Rafa..where have you applied?
and where have you been selected?


----------



## rafa (Dec 3, 2013)

I applied in Al-SHIFA(PIO)(OPTOMETRY), KING EDWARD(medical lab technology), ALLAMA IQBAL MEDICAL COLLEGE(medical lab technology) its entry test is on 25th december, SHEIKH ZAYED MEDICAL COLLEGE rahim yar khan(medical lab technology) and in IRAN for M.D(Doctor of medicine 7 years) and its interview is on next sunday.


----------



## CHOCLATE (Jul 5, 2013)

tomorrow bank wiil be closed as it is holiday...... how could i made bank draft?/

- - - Updated - - -

also i want to know if i willl tcs them tommorow it will be received by them on monday bcox of sunday between ....... will it be accepted???


----------



## rafa (Dec 3, 2013)

I don't know if banks will be closed tomorrow but i posted this thread early today when banks were still open,actually i sent my forms again today at 5'0 clock due to problem in first one.So, there is only one solution that you call them tomorrow early morning at 9'O clock and tell them your problem they will tell you the solution I hope so.


----------



## CHOCLATE (Jul 5, 2013)

how you come ti know that admissions date extended......? on website its still 2 december

- - - Updated - - -

main problem is with bank draft ........ i can submit it by hand ......


----------



## rafa (Dec 3, 2013)

If you can submit form by hand this is the best option and i came to know that some banks are still opened on saturday.you can also submit RS.400 in Askari bank account no. given on the website.
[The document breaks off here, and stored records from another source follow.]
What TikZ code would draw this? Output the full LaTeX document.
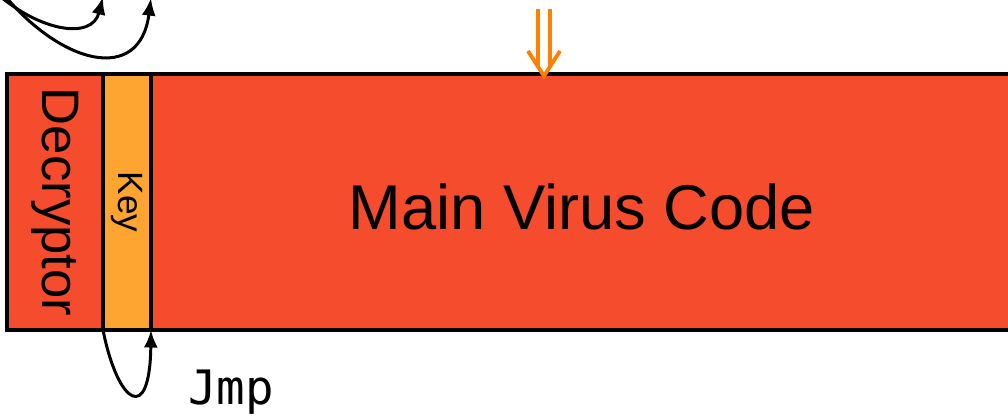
\documentclass[tikz,border=0pt]{standalone}
\usepackage{fontspec}
\setmainfont{Liberation Sans}
\setmonofont{DejaVu Sans Mono}
\usetikzlibrary{arrows.meta,positioning}

\definecolor{virusred}{RGB}{245,76,46}
\definecolor{keyorange}{RGB}{253,165,48}
\definecolor{entryorange}{RGB}{255,128,0}

\begin{document}
\begin{tikzpicture}[x=0.02cm,y=-0.02cm,>={Latex[length=10pt,width=8pt]},
  part/.style={draw,line width=2pt,outer sep=0pt,inner sep=0pt,minimum height=5.12cm},
  jump/.style={->,line width=1.7pt},
  entry/.style={entryorange,line width=2.2pt}]
			 \useasboundingbox (0,0) rectangle (1008,418);
			 \clip (0,0) rectangle (1008,418);
			 % the three parts of the encrypted virus
			 \node[part,fill=virusred,minimum width=1.92cm,anchor=north west] (D) at (7,74)
			   {\rotatebox{-90}{\fontsize{30}{30}\selectfont Decryptor}};
			 \node[part,fill=keyorange,minimum width=0.96cm] (K) [right=0pt of D]
			   {\rotatebox{-90}{\fontsize{20}{20}\selectfont Key}};
			 \node[part,fill=virusred,minimum width=17.24cm,font=\fontsize{36}{40}\selectfont] (M) [right=0pt of K]
			   {\raisebox{-0.1cm}[\height][0pt]{Main Virus Code}};
			 \node[font=\ttfamily\fontsize{27}{30}\selectfont,anchor=base] (J) at (231,405) {Jmp};
			 % loose ends of the jumps above
			 \coordinate (u) at (-5,-8);
			 \coordinate (v) at (0,-10);
			 \coordinate (u2) at (D.north east |- 0,-3);
			 \coordinate (v2) at (K.north east |- 0,-2);
			 \coordinate (e) at (544,76);
			 \draw[jump] (u) .. controls (40,32) and (92,40) .. (u2);
			 \draw[jump] (v) .. controls (60,65) and (140,85) .. (v2);
			 \draw[jump] (D.south east) .. controls (118,405) and (150,425) .. (K.south east);
			 % entry point
			 \draw[entry] (e) ++(-16,-25) -- (e) -- ++(16,-25);
			 \draw[entry] (e) ++(-6,-10) -- ++(0,-57);
			 \draw[entry] (e) ++(6,-10) -- ++(0,-57);
\end{tikzpicture}
\end{document}
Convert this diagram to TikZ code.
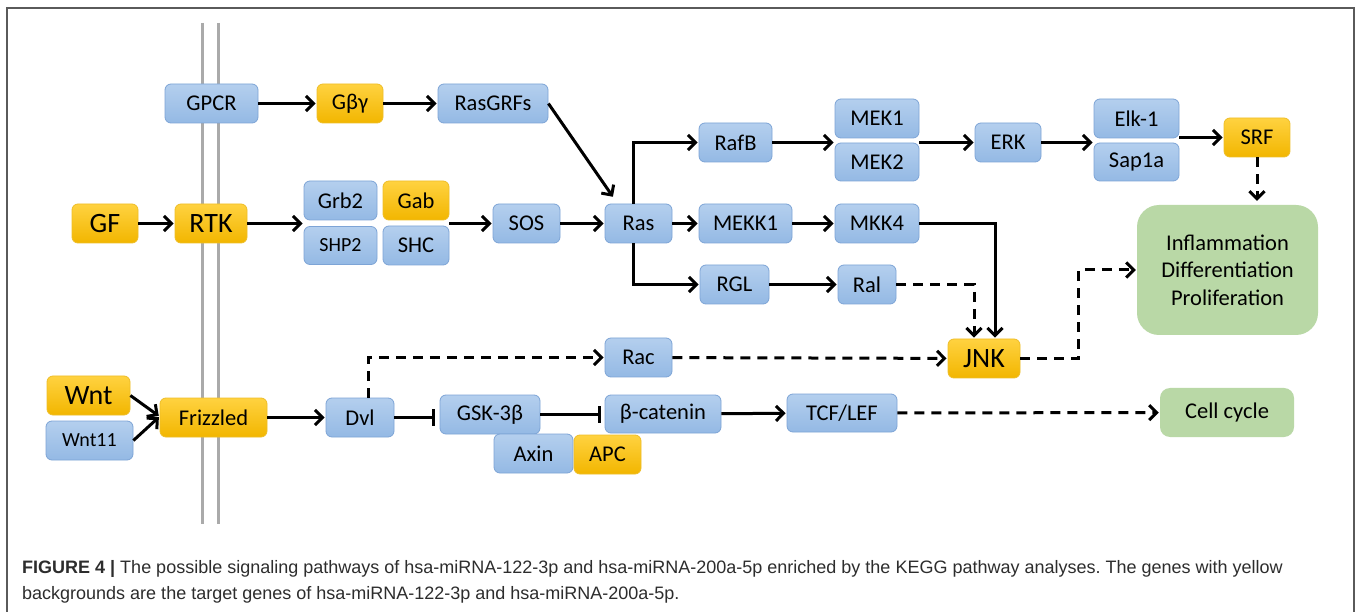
\documentclass[tikz,border=0pt]{standalone}
\usepackage{fontspec}
\setmainfont{Carlito}
\newfontfamily\capfont{Liberation Sans}
\usetikzlibrary{arrows.meta,calc}
\frenchspacing
\definecolor{bluetop}{RGB}{180,207,238}
\definecolor{bluebot}{RGB}{148,185,228}
\definecolor{blueline}{RGB}{125,164,214}
\definecolor{yeltop}{RGB}{255,210,64}
\definecolor{yelbot}{RGB}{242,182,0}
\definecolor{yelline}{RGB}{238,190,40}
\definecolor{grnfill}{RGB}{185,216,166}
\definecolor{memb}{RGB}{170,170,170}
\definecolor{framec}{RGB}{90,90,90}
\definecolor{captext}{RGB}{45,45,45}
\tikzset{
  gene/.style={rounded corners=6pt, inner sep=0pt, font=\fontsize{22.5}{24}\selectfont, text=black},
  blu/.style={gene, draw=blueline, line width=0.8pt, top color=bluetop, bottom color=bluebot},
  yel/.style={gene, draw=yelline, line width=0.8pt, top color=yeltop, bottom color=yelbot},
  grn/.style={gene, fill=grnfill, rounded corners=22pt},
  big/.style={font=\fontsize{28}{30}\selectfont},
  small/.style={font=\fontsize{20}{22}\selectfont},
  sz/.style 2 args={minimum width=#1pt, minimum height=#2pt},
  arr/.style={line width=3pt, -{Straight Barb[length=7.5pt,width=15pt]}, shorten >=1pt},
  darr/.style={arr, dash pattern=on 10pt off 7pt},
  inh/.style={line width=3pt, -{Bar[width=17pt,line width=3pt]}},
}
\begin{document}
\begin{tikzpicture}[x=1pt,y=-1pt]
\useasboundingbox (0,0) rectangle (1358,612);
\fill[white] (0,0) rectangle (1358,612);
\draw[framec, line width=1.3pt] (7,640) -- (7,8) -- (1354,8) -- (1354,640);
% membrane
\draw[memb, line width=3pt] (202,23) -- (202,524);
\draw[memb, line width=3pt] (218,23) -- (218,524);
% nodes
\node[blu, sz={93}{39}] (GPCR) at (211.5,103.5) {GPCR};
\node[yel, sz={66}{39}] (Gbg) at (350,103.5) {Gβγ};
\node[blu, sz={110}{39}] (RasGRFs) at (493,103.5) {RasGRFs};
\node[yel, big, sz={66}{39}] (GF) at (105,223.5) {GF};
\node[yel, big, sz={72}{39}] (RTK) at (211,223.5) {RTK};
\node[blu, sz={73}{39}] (Grb2) at (340.5,200.5) {Grb2};
\node[yel, sz={66}{39}] (Gab) at (416,200.5) {Gab};
\node[blu, small, sz={73}{38}] (SHP2) at (340.5,245.5) {SHP2};
\node[blu, sz={66}{39}] (SHC) at (416,245.5) {SHC};
\node[blu, sz={67}{39}] (SOS) at (526.5,223.5) {SOS};
\node[blu, sz={67}{39}] (Ras) at (638.5,223.5) {Ras};
\node[blu, sz={73}{39}] (RafB) at (735.5,142.5) {RafB};
\node[blu, sz={84}{39}] (MEK1) at (877,118.5) {MEK1};
\node[blu, sz={84}{38}] (MEK2) at (877,162) {MEK2};
\node[blu, sz={66}{39}] (ERK) at (1008,142.5) {ERK};
\node[blu, sz={85}{39}] (Elk1) at (1136.5,118.5) {Elk-1};
\node[blu, sz={85}{38}] (Sap1a) at (1136.5,162) {Sap1a};
\node[yel, sz={66}{39}] (SRF) at (1257,137.5) {SRF};
\node[blu, sz={93}{39}] (MEKK1) at (745.5,223.5) {MEKK1};
\node[blu, sz={84}{39}] (MKK4) at (877,223.5) {MKK4};
\node[blu, sz={69}{39}] (RGL) at (734.5,284.5) {RGL};
\node[blu, sz={58}{39}] (Ral) at (867,284.5) {Ral};
\node[grn, sz={181}{130}, align=center, font=\fontsize{22.5}{27.5}\selectfont] (Infl) at (1227.5,270) {Inflammation\\Differentiation\\Proliferation};
\node[yel, big, sz={72}{39}] (JNK) at (984,358.5) {JNK};
\node[blu, sz={67}{39}] (Rac) at (638.5,357.5) {Rac};
\node[yel, big, sz={83}{39}] (Wnt) at (88.5,395.5) {Wnt};
\node[blu, small, sz={87}{39}] (Wnt11) at (89.5,440.5) {Wnt11};
\node[yel, sz={107}{39}] (Frizzled) at (213.5,417.5) {Frizzled};
\node[blu, sz={68}{39}] (Dvl) at (360,417.5) {Dvl};
\node[blu, sz={100}{39}] (GSK) at (490,414.5) {GSK-3β};
\node[blu, sz={79}{39}] (Axin) at (533.5,453.5) {Axin};
\node[yel, sz={67}{39}] (APC) at (607.5,454.5) {APC};
\node[blu, sz={116}{38}] (bcat) at (663,414) {β-catenin};
\node[blu, sz={110}{38}] (TCF) at (842,413) {TCF/LEF};
\node[grn, rounded corners=10pt, sz={134}{49}] (Cell) at (1227,412.5) {Cell cycle};
% connectors
\draw[arr] (GPCR) -- (Gbg);
\draw[arr] (Gbg) -- (RasGRFs);
\draw[arr] (RasGRFs.east) -- ([xshift=-25pt,yshift=6pt]Ras.north);
\draw[arr] (GF) -- (RTK);
\draw[arr] (RTK.east) -- (Grb2.west |- RTK.east);
\draw[arr] (Gab.east |- SOS.west) -- (SOS.west);
\draw[arr] (SOS) -- (Ras);
\draw[arr] ([xshift=-5.5pt]Ras.north) |- (RafB.west);
\draw[arr] ([xshift=-5.5pt]Ras.south) |- (RGL.west);
\draw[arr] (Ras) -- (MEKK1);
\draw[arr] (RafB.east) -- (MEK1.west |- RafB.east);
\draw[arr] (MEK1.east |- ERK.west) -- (ERK.west);
\draw[arr] (ERK.east) -- (Elk1.west |- ERK.east);
\draw[arr] (Elk1.east |- SRF.west) -- (SRF.west);
\draw[darr, shorten >=4pt] (SRF.south) -- (SRF.south |- Infl.north);
\draw[arr] (MEKK1) -- (MKK4);
\draw[arr] (RGL) -- (Ral);
\draw[arr] (MKK4.east) -| ([xshift=11pt]JNK.north);
\draw[darr] (Ral.east) -| ([xshift=-10pt]JNK.north);
\draw[darr] (Rac) -- (JNK);
\draw[darr] ([xshift=8pt]Dvl.north) |- (Rac.west);
\draw[darr] (JNK.east) -| ($(JNK.east)!0.5!(Infl.west)$) |- (Infl.west);
\draw[arr] (Wnt.east) -- ([yshift=1pt]Frizzled.west);
\draw[arr] (Wnt11.east) -- ([yshift=1pt]Frizzled.west);
\draw[arr] (Frizzled) -- (Dvl);
\draw[inh, shorten >=5pt] (Dvl.east) -- (GSK.west |- Dvl.east);
\draw[inh, shorten >=4pt] (GSK.east) -- (bcat.west |- GSK.east);
\draw[arr] (bcat) -- (TCF);
\draw[darr] (TCF) -- (Cell);
% caption
\node[anchor=base west, inner sep=0pt, text=captext, font=\capfont\fontsize{18}{20}\selectfont] (cap1) at (22,573) {\textbf{FIGURE 4 |} The possible signaling pathways of hsa-miRNA-122-3p and hsa-miRNA-200a-5p enriched by the KEGG pathway analyses. The genes with yellow};
\node[anchor=base west, inner sep=0pt, text=captext, font=\capfont\fontsize{18}{20}\selectfont] (cap2) at (22,599) {backgrounds are the target genes of hsa-miRNA-122-3p and hsa-miRNA-200a-5p.};
\end{tikzpicture}
\end{document}
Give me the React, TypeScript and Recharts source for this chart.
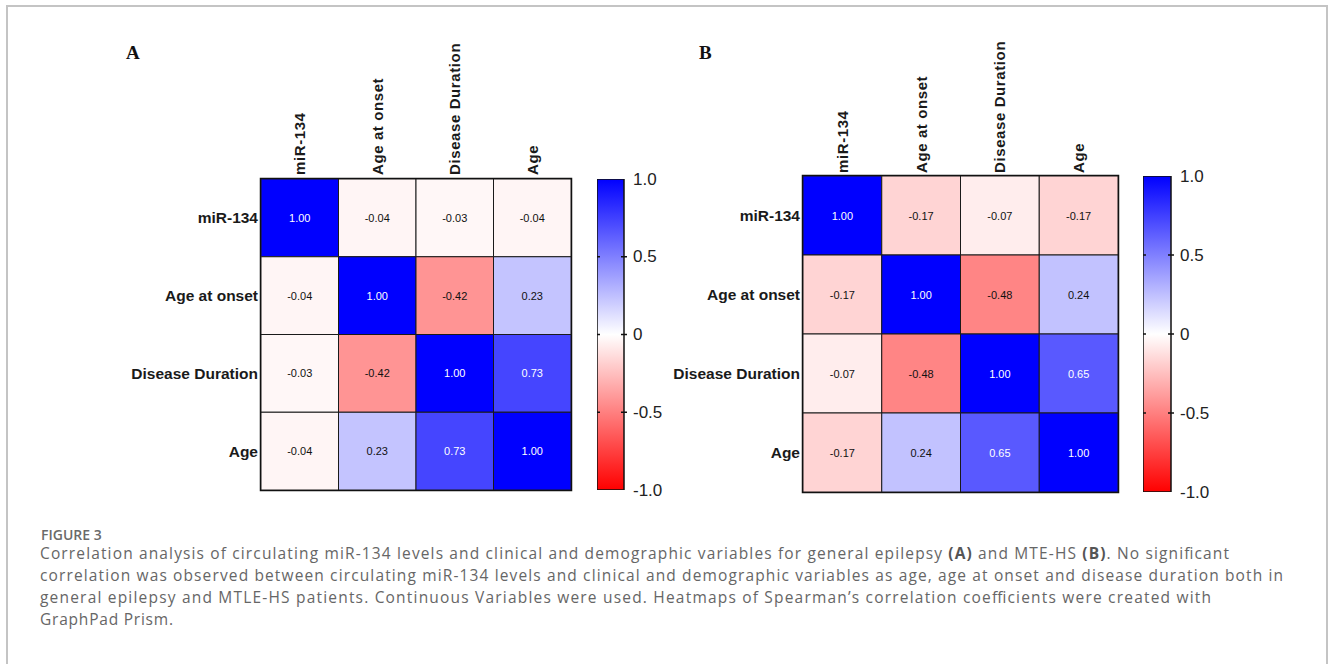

The answer for question of extension of date is when I first saw the form available on its website it was not right as its heading was FCPS and etc. but it was the only form available under the heading of admission form available on AL-SHIFA website so i had no option but to send that form with some changings and after 2nd december, administration of PIO came to know this mistake.Today, when they saw my form they called me and said as right form is available now on website they can extend date for tomorrow as test/interview is on 10,11 december.When i asked them as if this extension of date was for everyone and they replied in approval(YES).so that's the reason for the extension of date.I hope you will understand now


----------



## CHOCLATE (Jul 5, 2013)

is there any test r just general interview ???


----------



## rafa (Dec 3, 2013)

First, please ask every question tomorrow early from PIO office and can you submit form by hand ,is it possible for you.How far is Wah cantt form Rawalpindi.entry test will be held on 10th december and interview will be on 11th december.


----------



## CHOCLATE (Jul 5, 2013)

which sort of entry test is it??????? from f.sc books????

- - - Updated - - -

no i will tcs form ..........


----------



## rafa (Dec 3, 2013)

First ask from PIO contacts that if it will be too late through TCS as it will take 2 days due to sunday between and tomorrow is last date so confirm it otherwise it is no use to send documents:?.Secondly, entry test I think will be easy as it is for formality and will be from F.Sc books.


----------



## CHOCLATE (Jul 5, 2013)

no admission are re open ....... i call to then they said it is only for those who have send their form already within due date ( 2nd december) SO PLESE STOP MIS GUIDING OTHERS......... INFORM OTHERS AFTER GETTING COMPLETE INFORMATION........ 

- - - Updated - - -

aNY wAY tHanX foR YouR hELp.......


----------



## rafa (Dec 3, 2013)

I am really very sorry.Actually it's all their mistake because when they called me yesterday and i asked them as if admissions were open for everyone and they replied in ''YES''.so, that's all their mistake otherwise why i would say such misleading things.When i just called them now they talked to me very rudely so i don't like their behavior at all.But once again SORRY,SORRY,SORRY,SORRY,SORRY if you think its my fault.


----------



## CHOCLATE (Jul 5, 2013)

its ok


----------